— BEGIN Exercise inputs —
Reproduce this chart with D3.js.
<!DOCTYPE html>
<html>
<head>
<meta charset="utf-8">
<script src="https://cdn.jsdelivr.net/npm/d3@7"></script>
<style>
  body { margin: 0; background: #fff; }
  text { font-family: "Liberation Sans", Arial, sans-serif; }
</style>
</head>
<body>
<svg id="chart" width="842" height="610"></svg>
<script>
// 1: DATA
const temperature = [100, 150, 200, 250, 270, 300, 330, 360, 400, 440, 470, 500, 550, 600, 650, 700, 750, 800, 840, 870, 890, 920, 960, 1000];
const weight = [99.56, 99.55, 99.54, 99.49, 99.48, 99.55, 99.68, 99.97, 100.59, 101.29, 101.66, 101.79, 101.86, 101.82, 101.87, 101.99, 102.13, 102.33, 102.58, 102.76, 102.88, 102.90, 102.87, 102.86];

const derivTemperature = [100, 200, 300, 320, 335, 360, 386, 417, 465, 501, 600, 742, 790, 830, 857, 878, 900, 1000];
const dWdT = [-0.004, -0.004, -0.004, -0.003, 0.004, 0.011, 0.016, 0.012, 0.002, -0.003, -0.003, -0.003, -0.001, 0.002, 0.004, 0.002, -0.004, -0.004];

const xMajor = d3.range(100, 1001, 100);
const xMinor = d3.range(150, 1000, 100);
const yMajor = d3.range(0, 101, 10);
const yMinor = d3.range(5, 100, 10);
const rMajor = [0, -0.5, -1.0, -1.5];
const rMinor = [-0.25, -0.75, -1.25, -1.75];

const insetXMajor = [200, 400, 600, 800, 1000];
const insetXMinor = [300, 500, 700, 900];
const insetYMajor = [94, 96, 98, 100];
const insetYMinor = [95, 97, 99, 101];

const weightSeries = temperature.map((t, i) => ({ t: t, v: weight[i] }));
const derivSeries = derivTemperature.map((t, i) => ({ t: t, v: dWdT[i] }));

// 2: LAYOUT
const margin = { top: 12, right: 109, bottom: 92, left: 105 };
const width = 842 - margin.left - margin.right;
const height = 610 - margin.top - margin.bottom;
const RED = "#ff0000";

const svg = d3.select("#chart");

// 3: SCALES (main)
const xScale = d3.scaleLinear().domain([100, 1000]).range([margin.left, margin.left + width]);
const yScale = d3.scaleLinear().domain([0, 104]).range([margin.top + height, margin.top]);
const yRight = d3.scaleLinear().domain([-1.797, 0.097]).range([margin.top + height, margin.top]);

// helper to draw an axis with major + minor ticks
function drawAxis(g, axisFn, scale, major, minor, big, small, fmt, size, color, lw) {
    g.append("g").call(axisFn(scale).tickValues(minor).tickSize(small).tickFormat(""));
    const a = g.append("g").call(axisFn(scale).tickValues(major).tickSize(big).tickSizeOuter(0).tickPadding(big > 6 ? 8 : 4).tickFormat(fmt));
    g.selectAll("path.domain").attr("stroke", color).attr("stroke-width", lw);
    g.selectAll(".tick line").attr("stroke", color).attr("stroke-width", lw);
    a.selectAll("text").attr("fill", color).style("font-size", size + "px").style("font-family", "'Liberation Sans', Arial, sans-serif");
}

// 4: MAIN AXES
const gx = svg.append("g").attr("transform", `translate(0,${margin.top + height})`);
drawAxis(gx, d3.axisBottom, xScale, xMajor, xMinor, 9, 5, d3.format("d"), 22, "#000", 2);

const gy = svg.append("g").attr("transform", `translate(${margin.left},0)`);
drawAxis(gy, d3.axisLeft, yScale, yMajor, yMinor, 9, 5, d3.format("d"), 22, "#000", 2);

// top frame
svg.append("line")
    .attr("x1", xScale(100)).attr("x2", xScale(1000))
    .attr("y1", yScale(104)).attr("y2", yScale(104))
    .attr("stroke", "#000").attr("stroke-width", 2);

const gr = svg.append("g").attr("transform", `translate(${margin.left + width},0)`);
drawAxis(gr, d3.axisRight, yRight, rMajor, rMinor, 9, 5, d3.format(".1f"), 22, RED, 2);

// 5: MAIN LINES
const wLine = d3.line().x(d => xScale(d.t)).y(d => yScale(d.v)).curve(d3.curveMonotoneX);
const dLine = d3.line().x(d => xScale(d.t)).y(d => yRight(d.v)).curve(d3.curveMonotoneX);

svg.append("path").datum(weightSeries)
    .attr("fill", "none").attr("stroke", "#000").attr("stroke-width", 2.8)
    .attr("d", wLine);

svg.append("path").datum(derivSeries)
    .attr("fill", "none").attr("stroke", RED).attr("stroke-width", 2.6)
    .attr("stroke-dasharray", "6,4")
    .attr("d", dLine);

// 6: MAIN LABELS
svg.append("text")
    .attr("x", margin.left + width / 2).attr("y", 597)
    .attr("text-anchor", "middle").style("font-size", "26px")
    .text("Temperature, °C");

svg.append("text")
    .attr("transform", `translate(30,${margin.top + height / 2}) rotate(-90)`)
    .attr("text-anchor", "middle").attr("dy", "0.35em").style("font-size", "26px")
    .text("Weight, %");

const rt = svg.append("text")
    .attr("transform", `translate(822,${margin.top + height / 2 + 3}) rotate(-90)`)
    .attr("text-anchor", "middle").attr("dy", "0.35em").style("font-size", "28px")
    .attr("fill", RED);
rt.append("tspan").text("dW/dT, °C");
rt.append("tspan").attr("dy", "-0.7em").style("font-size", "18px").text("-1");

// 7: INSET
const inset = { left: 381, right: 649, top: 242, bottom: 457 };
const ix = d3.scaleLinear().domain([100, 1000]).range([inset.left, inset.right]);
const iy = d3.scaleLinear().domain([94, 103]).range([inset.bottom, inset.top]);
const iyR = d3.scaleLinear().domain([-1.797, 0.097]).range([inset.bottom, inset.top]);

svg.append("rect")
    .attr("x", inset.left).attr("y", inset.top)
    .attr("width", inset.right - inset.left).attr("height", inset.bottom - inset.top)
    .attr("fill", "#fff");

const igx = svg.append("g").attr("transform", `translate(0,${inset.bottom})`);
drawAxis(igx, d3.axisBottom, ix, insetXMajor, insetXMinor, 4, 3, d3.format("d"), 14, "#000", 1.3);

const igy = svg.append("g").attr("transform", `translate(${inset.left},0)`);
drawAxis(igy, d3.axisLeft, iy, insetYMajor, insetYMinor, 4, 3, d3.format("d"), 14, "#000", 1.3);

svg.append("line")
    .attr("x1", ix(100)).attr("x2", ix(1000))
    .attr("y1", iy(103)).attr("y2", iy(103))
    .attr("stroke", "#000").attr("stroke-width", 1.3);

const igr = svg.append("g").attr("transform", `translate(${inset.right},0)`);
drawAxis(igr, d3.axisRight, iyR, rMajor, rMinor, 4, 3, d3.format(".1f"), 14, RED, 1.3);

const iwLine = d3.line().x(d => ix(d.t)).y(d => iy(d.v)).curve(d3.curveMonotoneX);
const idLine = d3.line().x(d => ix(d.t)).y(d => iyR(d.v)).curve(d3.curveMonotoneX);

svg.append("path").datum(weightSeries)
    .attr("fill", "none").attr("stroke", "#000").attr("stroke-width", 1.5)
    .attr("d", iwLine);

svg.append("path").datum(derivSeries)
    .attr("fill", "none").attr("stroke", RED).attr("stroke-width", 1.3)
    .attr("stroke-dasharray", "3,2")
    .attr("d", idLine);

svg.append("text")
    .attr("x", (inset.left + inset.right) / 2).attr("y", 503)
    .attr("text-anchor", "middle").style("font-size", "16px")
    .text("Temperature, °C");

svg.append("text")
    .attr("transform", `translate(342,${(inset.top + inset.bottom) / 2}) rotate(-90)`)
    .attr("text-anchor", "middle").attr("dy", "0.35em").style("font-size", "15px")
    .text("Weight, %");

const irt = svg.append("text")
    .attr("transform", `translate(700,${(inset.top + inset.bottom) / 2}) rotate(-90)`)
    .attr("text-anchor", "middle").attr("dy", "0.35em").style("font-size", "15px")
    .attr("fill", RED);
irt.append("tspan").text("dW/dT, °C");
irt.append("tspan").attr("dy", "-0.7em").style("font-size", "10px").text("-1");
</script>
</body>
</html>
— END Exercise inputs —
— BEGIN Exercise inputs —
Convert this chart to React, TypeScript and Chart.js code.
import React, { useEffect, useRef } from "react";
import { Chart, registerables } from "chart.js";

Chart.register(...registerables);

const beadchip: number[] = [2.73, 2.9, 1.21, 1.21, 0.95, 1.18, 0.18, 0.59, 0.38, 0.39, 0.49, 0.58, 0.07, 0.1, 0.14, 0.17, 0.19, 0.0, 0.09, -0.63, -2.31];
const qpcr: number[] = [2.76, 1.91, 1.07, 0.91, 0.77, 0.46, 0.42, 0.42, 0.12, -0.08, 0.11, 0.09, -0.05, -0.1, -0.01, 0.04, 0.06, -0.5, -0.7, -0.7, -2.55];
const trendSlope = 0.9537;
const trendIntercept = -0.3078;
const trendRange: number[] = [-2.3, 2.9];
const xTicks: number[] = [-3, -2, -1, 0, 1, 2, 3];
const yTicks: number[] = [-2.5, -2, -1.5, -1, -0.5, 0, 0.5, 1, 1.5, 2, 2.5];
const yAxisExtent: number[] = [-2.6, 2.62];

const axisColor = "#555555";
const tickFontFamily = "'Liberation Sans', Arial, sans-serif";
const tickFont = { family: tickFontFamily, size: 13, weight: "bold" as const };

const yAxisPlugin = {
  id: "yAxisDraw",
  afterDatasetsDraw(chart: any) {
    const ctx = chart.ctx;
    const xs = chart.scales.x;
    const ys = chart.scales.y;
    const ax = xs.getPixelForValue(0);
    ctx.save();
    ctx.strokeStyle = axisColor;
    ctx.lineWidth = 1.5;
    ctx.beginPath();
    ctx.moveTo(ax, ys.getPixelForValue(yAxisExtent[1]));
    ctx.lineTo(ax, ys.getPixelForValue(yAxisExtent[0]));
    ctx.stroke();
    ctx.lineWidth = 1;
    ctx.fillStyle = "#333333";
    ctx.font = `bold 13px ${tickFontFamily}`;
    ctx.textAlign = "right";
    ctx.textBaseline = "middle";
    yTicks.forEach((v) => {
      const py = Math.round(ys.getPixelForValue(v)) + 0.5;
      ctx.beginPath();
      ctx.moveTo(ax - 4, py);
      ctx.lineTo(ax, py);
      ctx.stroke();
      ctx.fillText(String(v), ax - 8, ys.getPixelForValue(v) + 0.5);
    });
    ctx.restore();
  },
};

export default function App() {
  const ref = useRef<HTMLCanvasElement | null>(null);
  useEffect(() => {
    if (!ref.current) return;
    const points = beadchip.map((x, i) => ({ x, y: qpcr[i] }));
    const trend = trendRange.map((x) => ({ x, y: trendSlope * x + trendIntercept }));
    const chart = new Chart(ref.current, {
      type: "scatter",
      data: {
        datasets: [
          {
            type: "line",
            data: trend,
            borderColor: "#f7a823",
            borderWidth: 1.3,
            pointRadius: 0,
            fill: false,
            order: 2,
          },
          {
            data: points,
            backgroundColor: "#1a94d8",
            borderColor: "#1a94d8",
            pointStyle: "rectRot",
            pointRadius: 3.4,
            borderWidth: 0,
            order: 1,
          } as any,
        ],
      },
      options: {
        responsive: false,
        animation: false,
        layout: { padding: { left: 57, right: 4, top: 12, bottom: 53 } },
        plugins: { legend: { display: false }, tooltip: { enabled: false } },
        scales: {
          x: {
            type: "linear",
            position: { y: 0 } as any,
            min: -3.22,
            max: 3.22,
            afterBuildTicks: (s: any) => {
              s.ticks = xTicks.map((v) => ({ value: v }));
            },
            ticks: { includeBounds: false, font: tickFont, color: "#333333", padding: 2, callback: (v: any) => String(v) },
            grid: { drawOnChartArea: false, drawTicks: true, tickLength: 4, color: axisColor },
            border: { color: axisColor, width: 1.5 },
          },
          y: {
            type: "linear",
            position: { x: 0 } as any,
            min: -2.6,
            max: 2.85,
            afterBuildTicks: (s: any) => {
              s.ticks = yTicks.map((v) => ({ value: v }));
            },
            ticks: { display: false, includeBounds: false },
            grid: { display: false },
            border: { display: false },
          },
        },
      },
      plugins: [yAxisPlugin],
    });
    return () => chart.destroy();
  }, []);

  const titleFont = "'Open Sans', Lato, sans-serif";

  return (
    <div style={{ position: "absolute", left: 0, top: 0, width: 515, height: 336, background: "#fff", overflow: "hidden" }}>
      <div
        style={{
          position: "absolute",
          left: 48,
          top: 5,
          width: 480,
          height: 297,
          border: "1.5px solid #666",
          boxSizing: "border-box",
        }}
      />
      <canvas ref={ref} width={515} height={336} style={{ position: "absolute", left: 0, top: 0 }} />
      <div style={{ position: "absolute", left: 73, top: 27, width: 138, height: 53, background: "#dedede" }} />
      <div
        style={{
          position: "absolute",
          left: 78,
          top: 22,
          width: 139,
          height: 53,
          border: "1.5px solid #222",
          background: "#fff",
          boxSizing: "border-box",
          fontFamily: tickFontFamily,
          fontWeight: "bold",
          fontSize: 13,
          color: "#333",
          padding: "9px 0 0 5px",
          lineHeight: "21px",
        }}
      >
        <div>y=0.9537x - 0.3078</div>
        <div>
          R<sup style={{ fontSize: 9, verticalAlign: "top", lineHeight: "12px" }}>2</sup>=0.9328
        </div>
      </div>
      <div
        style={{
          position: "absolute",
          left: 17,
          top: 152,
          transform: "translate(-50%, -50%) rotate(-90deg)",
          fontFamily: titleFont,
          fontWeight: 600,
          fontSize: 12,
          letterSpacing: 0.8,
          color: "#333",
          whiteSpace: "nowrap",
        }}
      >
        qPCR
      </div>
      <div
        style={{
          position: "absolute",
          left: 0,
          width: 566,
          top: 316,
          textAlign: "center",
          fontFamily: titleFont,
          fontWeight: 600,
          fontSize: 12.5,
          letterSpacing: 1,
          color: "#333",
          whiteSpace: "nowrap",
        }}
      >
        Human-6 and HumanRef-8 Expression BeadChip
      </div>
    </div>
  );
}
— END Exercise inputs —
**Exercise**:
Print the lines from the line with "Convert this chart" to the line with "Chart.register(...registerables);" exactly, and print nothing else. Both of those lines are included.

**Solution to this problem**:
Convert this chart to React, TypeScript and Chart.js code.
import React, { useEffect, useRef } from "react";
import { Chart, registerables } from "chart.js";

Chart.register(...registerables);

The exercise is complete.